C: Smaller values of C lead to stronger regularization, while larger values mean weaker regularization.
Penalty: Both ‘l1’ and ‘l2’ penalties were tested to see which performed best.
Solver: Different solvers work better with specific penalties. ‘liblinear’ is suitable for smaller datasets, while ‘saga’ works well for larger datasets.

The final best parameters for the data_first_baron dataset (representing the final model) were:

Parameter	Value
C	10
Penalty	l1
Solver	liblinear

Final Model Performance vs. Baseline Model Performance

The performance of the final model (data_first_baron) is a significant improvement over the baseline model. The baseline model only included features at 10 minutes, which, while useful, do not account for the compounding effects of early leads. The final model, with features at 10, 15, and 20 minutes, as well as the first Baron, provides a more comprehensive view of the game’s progression, leading to improved predictive performance.

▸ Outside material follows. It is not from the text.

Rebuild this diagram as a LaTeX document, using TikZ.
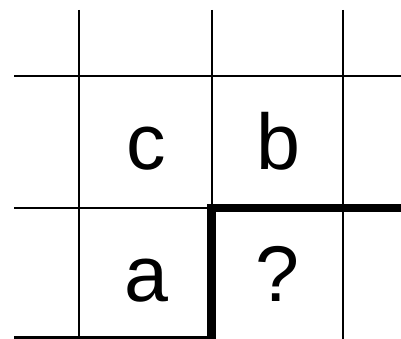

Below, we can see the performance of the final model, as well as several intermediary models that perfectly capture the snowballing nature of League of Legends.

Model Performance (Recall, Precision, and Accuracy Across Models)
This graph shows a steady upward trend in model performance from baseline to 10, 15, and 20 minutes, highlighting how early-game advantages compound over time. The most dramatic jumps occur at the 20-minute mark and after the first Baron is captured. These results reflect the snowballing nature of League of Legends and by the time Baron is slain, the game is often already decided.
Confusion Matrix for the Final Model
This graph shows the confusion matrix corresponding to the model trained on the data_first_baron dataset. When commparing this to the baseline model confusion matrix, it is evident that the final model demonstrates significantly improved performance.

This analysis confirms the snowballing effect in professional League of Legends: teams that secure an early lead are more likely to maintain their advantage, rapidly compounding into game-deciding momentum.